BEGIN MATERIAL PROVIDED
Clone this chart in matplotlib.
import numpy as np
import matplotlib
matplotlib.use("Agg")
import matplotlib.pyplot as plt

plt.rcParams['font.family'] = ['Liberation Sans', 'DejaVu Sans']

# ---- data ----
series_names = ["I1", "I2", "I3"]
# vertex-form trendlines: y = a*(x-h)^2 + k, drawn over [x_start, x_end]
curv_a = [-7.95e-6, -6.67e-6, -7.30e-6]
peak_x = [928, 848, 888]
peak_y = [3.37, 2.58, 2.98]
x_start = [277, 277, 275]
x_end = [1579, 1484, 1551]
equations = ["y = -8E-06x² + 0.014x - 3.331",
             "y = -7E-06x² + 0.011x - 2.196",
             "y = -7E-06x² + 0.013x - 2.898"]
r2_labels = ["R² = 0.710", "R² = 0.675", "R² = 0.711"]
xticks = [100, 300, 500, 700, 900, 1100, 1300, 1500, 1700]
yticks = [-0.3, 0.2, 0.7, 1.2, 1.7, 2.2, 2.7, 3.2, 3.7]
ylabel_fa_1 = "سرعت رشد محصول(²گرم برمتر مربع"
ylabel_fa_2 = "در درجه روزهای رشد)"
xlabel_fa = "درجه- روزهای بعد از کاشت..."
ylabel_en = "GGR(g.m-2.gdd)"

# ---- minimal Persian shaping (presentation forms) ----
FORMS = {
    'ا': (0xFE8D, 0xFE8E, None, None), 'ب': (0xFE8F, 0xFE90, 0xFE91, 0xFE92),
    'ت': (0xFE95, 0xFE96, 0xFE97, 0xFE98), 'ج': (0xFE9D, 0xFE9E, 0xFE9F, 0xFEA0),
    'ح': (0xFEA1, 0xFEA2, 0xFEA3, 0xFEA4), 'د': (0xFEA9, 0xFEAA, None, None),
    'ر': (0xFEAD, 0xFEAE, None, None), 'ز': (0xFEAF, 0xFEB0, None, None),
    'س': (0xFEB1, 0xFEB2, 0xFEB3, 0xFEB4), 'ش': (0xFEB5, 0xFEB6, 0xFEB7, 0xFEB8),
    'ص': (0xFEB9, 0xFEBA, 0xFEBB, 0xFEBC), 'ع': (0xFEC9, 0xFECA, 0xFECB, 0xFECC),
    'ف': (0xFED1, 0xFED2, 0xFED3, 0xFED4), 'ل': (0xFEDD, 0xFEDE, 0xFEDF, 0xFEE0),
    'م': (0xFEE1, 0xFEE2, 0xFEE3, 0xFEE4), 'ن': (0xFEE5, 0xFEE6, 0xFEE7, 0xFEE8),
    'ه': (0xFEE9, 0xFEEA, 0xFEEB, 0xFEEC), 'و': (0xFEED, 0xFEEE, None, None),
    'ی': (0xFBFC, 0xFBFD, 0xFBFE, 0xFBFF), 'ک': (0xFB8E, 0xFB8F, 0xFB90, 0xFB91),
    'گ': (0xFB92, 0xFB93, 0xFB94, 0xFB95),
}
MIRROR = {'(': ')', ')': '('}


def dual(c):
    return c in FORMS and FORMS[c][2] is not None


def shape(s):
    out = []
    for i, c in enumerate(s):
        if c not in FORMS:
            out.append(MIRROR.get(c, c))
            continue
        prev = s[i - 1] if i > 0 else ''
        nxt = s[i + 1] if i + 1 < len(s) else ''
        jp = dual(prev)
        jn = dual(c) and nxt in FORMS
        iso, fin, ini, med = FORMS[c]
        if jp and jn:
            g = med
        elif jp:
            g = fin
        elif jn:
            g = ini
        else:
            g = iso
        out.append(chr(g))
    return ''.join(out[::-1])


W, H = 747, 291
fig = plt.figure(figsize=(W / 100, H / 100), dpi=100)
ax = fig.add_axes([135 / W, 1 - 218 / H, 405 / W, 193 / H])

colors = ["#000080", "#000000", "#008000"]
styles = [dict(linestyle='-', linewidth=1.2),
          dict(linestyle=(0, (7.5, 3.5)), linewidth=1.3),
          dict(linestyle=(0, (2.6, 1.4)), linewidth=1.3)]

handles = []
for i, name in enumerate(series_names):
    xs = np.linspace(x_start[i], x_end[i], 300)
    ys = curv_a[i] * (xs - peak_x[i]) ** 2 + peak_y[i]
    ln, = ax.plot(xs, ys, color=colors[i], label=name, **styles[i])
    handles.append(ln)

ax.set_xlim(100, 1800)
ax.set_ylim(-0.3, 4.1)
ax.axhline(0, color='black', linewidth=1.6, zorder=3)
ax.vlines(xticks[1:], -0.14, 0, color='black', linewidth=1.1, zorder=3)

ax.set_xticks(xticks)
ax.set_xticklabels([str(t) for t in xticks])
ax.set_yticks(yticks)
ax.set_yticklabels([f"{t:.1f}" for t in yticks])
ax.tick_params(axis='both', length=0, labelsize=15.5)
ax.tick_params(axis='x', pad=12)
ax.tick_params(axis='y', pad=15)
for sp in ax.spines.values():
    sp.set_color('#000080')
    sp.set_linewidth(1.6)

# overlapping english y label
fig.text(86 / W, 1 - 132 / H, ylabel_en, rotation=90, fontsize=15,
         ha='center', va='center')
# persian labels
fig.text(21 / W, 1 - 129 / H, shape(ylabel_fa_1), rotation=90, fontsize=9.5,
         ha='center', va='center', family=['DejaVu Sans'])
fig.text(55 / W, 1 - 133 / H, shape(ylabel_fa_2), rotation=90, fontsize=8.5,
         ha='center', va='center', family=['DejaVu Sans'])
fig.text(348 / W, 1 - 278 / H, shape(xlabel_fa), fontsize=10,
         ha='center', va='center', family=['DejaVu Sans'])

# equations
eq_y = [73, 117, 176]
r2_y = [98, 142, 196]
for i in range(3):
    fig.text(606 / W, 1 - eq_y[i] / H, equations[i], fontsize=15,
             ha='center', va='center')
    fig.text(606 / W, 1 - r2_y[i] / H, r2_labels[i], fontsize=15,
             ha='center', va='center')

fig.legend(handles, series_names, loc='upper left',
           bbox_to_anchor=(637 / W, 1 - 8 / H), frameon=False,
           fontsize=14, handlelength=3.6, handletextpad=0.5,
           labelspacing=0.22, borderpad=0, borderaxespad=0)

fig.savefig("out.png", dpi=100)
END MATERIAL PROVIDED
WORK TO BE COMPLETED
Transcribe the material exactly as it reads.

EXERCISE RESULT
Clone this chart in matplotlib.
import numpy as np
import matplotlib
matplotlib.use("Agg")
import matplotlib.pyplot as plt

plt.rcParams['font.family'] = ['Liberation Sans', 'DejaVu Sans']

# ---- data ----
series_names = ["I1", "I2", "I3"]
# vertex-form trendlines: y = a*(x-h)^2 + k, drawn over [x_start, x_end]
curv_a = [-7.95e-6, -6.67e-6, -7.30e-6]
peak_x = [928, 848, 888]
peak_y = [3.37, 2.58, 2.98]
x_start = [277, 277, 275]
x_end = [1579, 1484, 1551]
equations = ["y = -8E-06x² + 0.014x - 3.331",
             "y = -7E-06x² + 0.011x - 2.196",
             "y = -7E-06x² + 0.013x - 2.898"]
r2_labels = ["R² = 0.710", "R² = 0.675", "R² = 0.711"]
xticks = [100, 300, 500, 700, 900, 1100, 1300, 1500, 1700]
yticks = [-0.3, 0.2, 0.7, 1.2, 1.7, 2.2, 2.7, 3.2, 3.7]
ylabel_fa_1 = "سرعت رشد محصول(²گرم برمتر مربع"
ylabel_fa_2 = "در درجه روزهای رشد)"
xlabel_fa = "درجه- روزهای بعد از کاشت..."
ylabel_en = "GGR(g.m-2.gdd)"

# ---- minimal Persian shaping (presentation forms) ----
FORMS = {
    'ا': (0xFE8D, 0xFE8E, None, None), 'ب': (0xFE8F, 0xFE90, 0xFE91, 0xFE92),
    'ت': (0xFE95, 0xFE96, 0xFE97, 0xFE98), 'ج': (0xFE9D, 0xFE9E, 0xFE9F, 0xFEA0),
    'ح': (0xFEA1, 0xFEA2, 0xFEA3, 0xFEA4), 'د': (0xFEA9, 0xFEAA, None, None),
    'ر': (0xFEAD, 0xFEAE, None, None), 'ز': (0xFEAF, 0xFEB0, None, None),
    'س': (0xFEB1, 0xFEB2, 0xFEB3, 0xFEB4), 'ش': (0xFEB5, 0xFEB6, 0xFEB7, 0xFEB8),
    'ص': (0xFEB9, 0xFEBA, 0xFEBB, 0xFEBC), 'ع': (0xFEC9, 0xFECA, 0xFECB, 0xFECC),
    'ف': (0xFED1, 0xFED2, 0xFED3, 0xFED4), 'ل': (0xFEDD, 0xFEDE, 0xFEDF, 0xFEE0),
    'م': (0xFEE1, 0xFEE2, 0xFEE3, 0xFEE4), 'ن': (0xFEE5, 0xFEE6, 0xFEE7, 0xFEE8),
    'ه': (0xFEE9, 0xFEEA, 0xFEEB, 0xFEEC), 'و': (0xFEED, 0xFEEE, None, None),
    'ی': (0xFBFC, 0xFBFD, 0xFBFE, 0xFBFF), 'ک': (0xFB8E, 0xFB8F, 0xFB90, 0xFB91),
    'گ': (0xFB92, 0xFB93, 0xFB94, 0xFB95),
}
MIRROR = {'(': ')', ')': '('}


def dual(c):
    return c in FORMS and FORMS[c][2] is not None


def shape(s):
    out = []
    for i, c in enumerate(s):
        if c not in FORMS:
            out.append(MIRROR.get(c, c))
            continue
        prev = s[i - 1] if i > 0 else ''
        nxt = s[i + 1] if i + 1 < len(s) else ''
        jp = dual(prev)
        jn = dual(c) and nxt in FORMS
        iso, fin, ini, med = FORMS[c]
        if jp and jn:
            g = med
        elif jp:
            g = fin
        elif jn:
            g = ini
        else:
            g = iso
        out.append(chr(g))
    return ''.join(out[::-1])


W, H = 747, 291
fig = plt.figure(figsize=(W / 100, H / 100), dpi=100)
ax = fig.add_axes([135 / W, 1 - 218 / H, 405 / W, 193 / H])

colors = ["#000080", "#000000", "#008000"]
styles = [dict(linestyle='-', linewidth=1.2),
          dict(linestyle=(0, (7.5, 3.5)), linewidth=1.3),
          dict(linestyle=(0, (2.6, 1.4)), linewidth=1.3)]

handles = []
for i, name in enumerate(series_names):
    xs = np.linspace(x_start[i], x_end[i], 300)
    ys = curv_a[i] * (xs - peak_x[i]) ** 2 + peak_y[i]
    ln, = ax.plot(xs, ys, color=colors[i], label=name, **styles[i])
    handles.append(ln)

ax.set_xlim(100, 1800)
ax.set_ylim(-0.3, 4.1)
ax.axhline(0, color='black', linewidth=1.6, zorder=3)
ax.vlines(xticks[1:], -0.14, 0, color='black', linewidth=1.1, zorder=3)

ax.set_xticks(xticks)
ax.set_xticklabels([str(t) for t in xticks])
ax.set_yticks(yticks)
ax.set_yticklabels([f"{t:.1f}" for t in yticks])
ax.tick_params(axis='both', length=0, labelsize=15.5)
ax.tick_params(axis='x', pad=12)
ax.tick_params(axis='y', pad=15)
for sp in ax.spines.values():
    sp.set_color('#000080')
    sp.set_linewidth(1.6)

# overlapping english y label
fig.text(86 / W, 1 - 132 / H, ylabel_en, rotation=90, fontsize=15,
         ha='center', va='center')
# persian labels
fig.text(21 / W, 1 - 129 / H, shape(ylabel_fa_1), rotation=90, fontsize=9.5,
         ha='center', va='center', family=['DejaVu Sans'])
fig.text(55 / W, 1 - 133 / H, shape(ylabel_fa_2), rotation=90, fontsize=8.5,
         ha='center', va='center', family=['DejaVu Sans'])
fig.text(348 / W, 1 - 278 / H, shape(xlabel_fa), fontsize=10,
         ha='center', va='center', family=['DejaVu Sans'])

# equations
eq_y = [73, 117, 176]
r2_y = [98, 142, 196]
for i in range(3):
    fig.text(606 / W, 1 - eq_y[i] / H, equations[i], fontsize=15,
             ha='center', va='center')
    fig.text(606 / W, 1 - r2_y[i] / H, r2_labels[i], fontsize=15,
             ha='center', va='center')

fig.legend(handles, series_names, loc='upper left',
           bbox_to_anchor=(637 / W, 1 - 8 / H), frameon=False,
           fontsize=14, handlelength=3.6, handletextpad=0.5,
           labelspacing=0.22, borderpad=0, borderaxespad=0)

fig.savefig("out.png", dpi=100)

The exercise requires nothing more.